▶ _REQUIRED WORK_
Leaving out the pictures, retype the lines from the beginning of the listing through the line containing "import seaborn as sns".
--- start ---
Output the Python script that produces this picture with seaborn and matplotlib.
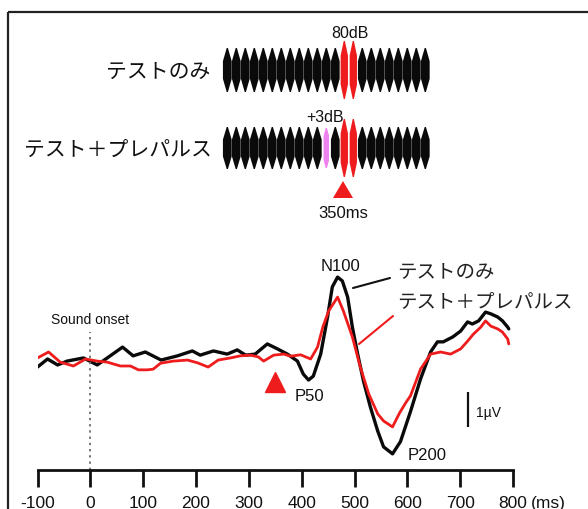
import numpy as np
import pandas as pd
import matplotlib
matplotlib.use("Agg")
import matplotlib.pyplot as plt
from matplotlib.patches import Polygon
import seaborn as sns

# ---------------- data ----------------
black_t = [-100, -81, -62, -44, -13, 13, 32, 61, 81, 104, 134, 165, 193, 208, 233, 259, 278, 294,
           312, 335, 354, 373, 392, 403, 413, 422, 436, 449, 458, 468, 477, 487, 496, 506, 517,
           530, 544, 555, 572, 587, 606, 625, 644, 657, 668, 686, 701, 714, 723, 735, 748, 758,
           771, 780, 790, 792]
black_v = [0.23, 0.0, 0.17, 0.06, -0.03, 0.17, -0.03, -0.34, -0.09, -0.2, 0.03, -0.09, -0.23, -0.11,
           -0.23, -0.14, -0.26, -0.11, -0.14, -0.43, -0.29, -0.14, 0.06, 0.43, 0.6, 0.49, -0.14,
           -1.2, -2.06, -2.34, -2.23, -1.77, -0.91, -0.14, 0.63, 1.37, 2.06, 2.51, 2.71, 2.36,
           1.5, 0.57, -0.2, -0.49, -0.49, -0.63, -0.8, -1.06, -1.0, -1.09, -1.34, -1.29, -1.2,
           -1.09, -0.91, -0.86]
red_t = [-100, -79, -57, -32, -9, 13, 32, 57, 76, 91, 108, 119, 133, 157, 184, 203, 223, 242, 265,
         284, 303, 318, 328, 347, 366, 379, 398, 417, 430, 440, 451, 468, 479, 496, 511, 527, 544,
         555, 572, 585, 597, 606, 625, 644, 663, 682, 701, 714, 725, 739, 748, 758, 771, 780, 790,
         792]
red_v = [-0.03, -0.2, 0.09, 0.2, 0.0, 0.06, 0.09, 0.2, 0.2, 0.31, 0.31, 0.29, 0.12, 0.06, 0.03,
         0.11, 0.23, 0.03, -0.03, -0.09, -0.11, -0.06, 0.06, -0.11, -0.14, -0.08, -0.12, 0.0,
         -0.34, -0.91, -1.37, -1.77, -1.37, -0.63, 0.23, 1.0, 1.57, 1.77, 1.94, 1.55, 1.25, 1.05,
         0.29, -0.14, -0.2, -0.14, -0.29, -0.51, -0.71, -0.91, -1.09, -0.94, -0.86, -0.77, -0.57,
         -0.43]
series_names = ["テストのみ", "テスト＋プレパルス"]
x_ticks = [-100, 0, 100, 200, 300, 400, 500, 600, 700, 800]
x_unit = "(ms)"
peak_labels = ["N100", "P50", "P200"]
pulse_count = 23
tone_idx = [13, 14]
prepulse_idx = 11
tone_label = "80dB"
prepulse_label = "+3dB"
onset_label = "Sound onset"
marker_label = "350ms"
marker_time = 350
scale_label = "1µV"

# ---------------- style ----------------
sns.set_theme(style="white")
plt.rcParams['font.family'] = ['Liberation Sans', 'Noto Sans CJK JP', 'DejaVu Sans']
JP = ['Noto Sans CJK JP', 'DejaVu Sans']
RED = '#ee1c1c'
BLACK = '#0a0a0a'

W, H = 588, 510
fig = plt.figure(figsize=(W / 100, H / 100), dpi=100)
fig.patch.set_facecolor('white')

# overlay axes in pixel coordinates
ov = fig.add_axes([0, 0, 1, 1])
ov.set_xlim(0, W)
ov.set_ylim(H, 0)
ov.axis('off')

# frame
ov.plot([8, W + 5], [13, 13], color='#222222', lw=1.6, solid_capstyle='butt')
ov.plot([8, 8], [13, H + 5], color='#222222', lw=1.6, solid_capstyle='butt')

# ---------------- stimulus diagram ----------------
x0, sp = 227.3, 9.0


def pulse(cx, cy, hh, hw, color, taper=0.6):
    ys = np.linspace(-1, 1, 61)
    prof = hw * np.clip((1 - np.abs(ys)) / taper, 0, 1) + 0.6
    xs = np.concatenate([cx + prof, (cx - prof)[::-1]])
    yy = np.concatenate([cy + ys * hh, (cy + ys * hh)[::-1]])
    ov.add_patch(Polygon(np.column_stack([xs, yy]), closed=True, facecolor=color,
                         edgecolor='none'))


for row, cy in enumerate([71, 149]):
    for k in range(pulse_count):
        cx = x0 + k * sp
        if k in tone_idx:
            pulse(cx, cy, 29, 0.34 * sp, RED, taper=0.5)
        elif row == 1 and k == prepulse_idx:
            pulse(cx, cy, 20, 0.24 * sp, '#ee82ee', taper=0.4)
        else:
            pulse(cx, cy, 22 if row == 0 else 21, 0.42 * sp, BLACK)

ov.text(210, 72, series_names[0], fontsize=15, family=JP, ha='right', va='center', color='#111')
ov.text(212, 150, series_names[1], fontsize=15, family=JP, ha='right', va='center', color='#111')
ov.text(350, 33, tone_label, fontsize=11.5, ha='center', va='center', color='#111')
ov.text(325, 117, prepulse_label, fontsize=11.5, ha='center', va='center', color='#111')
ov.add_patch(Polygon([[333, 199], [353, 199], [343, 182]], closed=True, facecolor=RED,
                     edgecolor='none'))
ov.text(343, 214, marker_label, fontsize=12, ha='center', va='center', color='#111')

# ---------------- waveform axes ----------------
px_per_unit = 35.0
base_y = 360.0
ax_left, ax_right = 37.5, 513.0
ax_top, ax_bottom = 250.0, 471.0
ax = fig.add_axes([ax_left / W, (H - ax_bottom) / H, (ax_right - ax_left) / W,
                   (ax_bottom - ax_top) / H])
ax.patch.set_alpha(0)

df = pd.concat([
    pd.DataFrame({'t': black_t, 'v': black_v, 'cond': series_names[0]}),
    pd.DataFrame({'t': red_t, 'v': red_v, 'cond': series_names[1]}),
])
sns.lineplot(data=df, x='t', y='v', hue='cond', palette=[BLACK, RED], estimator=None,
             sort=True, legend=False, ax=ax)
for line, lw in zip(ax.lines, [2.4, 2.0]):
    line.set_linewidth(lw)
    line.set_solid_joinstyle('round')
    line.set_solid_capstyle('round')
ax.lines[1].set_zorder(3)
ax.lines[0].set_zorder(2)

ax.set_xlim(-100, 800)
ax.set_ylim((ax_bottom - base_y) / px_per_unit, (ax_top - base_y) / px_per_unit)
ax.set_xticks(x_ticks)
ax.set_xticklabels([str(t) for t in x_ticks])
ax.set_yticks([])
ax.set_xlabel('')
ax.set_ylabel('')
for s in ['top', 'right', 'left']:
    ax.spines[s].set_visible(False)
ax.spines['bottom'].set_linewidth(2.0)
ax.spines['bottom'].set_color('#111')
ax.tick_params(axis='x', direction='out', length=12, width=2.0, color='#111',
               labelsize=12.5, pad=6, bottom=True, labelcolor='#111')

# sound onset dotted line
ax.axvline(0, ymin=0, ymax=(ax_bottom - 333) / (ax_bottom - ax_top), color='#777777',
           lw=1.4, ls=(0, (1.2, 2.0)))
ov.text(90, 320, onset_label, fontsize=10, ha='center', va='center', color='#111')

# red marker at 350 ms
ax.plot([marker_time], [(383 - base_y) / px_per_unit], marker='^', ms=15, color=RED,
        ls='none', clip_on=False)

# scale bar (1 unit)
sb_t = (468 - 90) / 0.5283
ax.plot([sb_t, sb_t], [(393 - base_y) / px_per_unit, (393 - base_y) / px_per_unit + 1.0],
        color='#111', lw=1.6, solid_capstyle='butt')
ov.text(476, 413, scale_label, fontsize=10, ha='left', va='center', color='#111')

# peak labels
ov.text(341, 267, peak_labels[0], fontsize=12, ha='center', va='center', color='#111')
ov.text(309, 397, peak_labels[1], fontsize=12, ha='center', va='center', color='#111')
ov.text(427, 456, peak_labels[2], fontsize=12, ha='center', va='center', color='#111')

# legend leaders and labels
ov.plot([353, 390], [289, 279], color='#111', lw=1.5)
ov.plot([359, 393], [345, 317], color=RED, lw=1.5)
ov.text(397, 272, series_names[0], fontsize=14, family=JP, ha='left', va='center', color='#222')
ov.text(397, 302, series_names[1], fontsize=14, family=JP, ha='left', va='center', color='#222')

# unit label
ov.text(531, 496, x_unit, fontsize=12.5, ha='left', va='top', color='#111')

fig.savefig('out.png', dpi=100)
--- end ---
▶ _OUTPUT OF THE TASK_
Output the Python script that produces this picture with seaborn and matplotlib.
import numpy as np
import pandas as pd
import matplotlib
matplotlib.use("Agg")
import matplotlib.pyplot as plt
from matplotlib.patches import Polygon
import seaborn as sns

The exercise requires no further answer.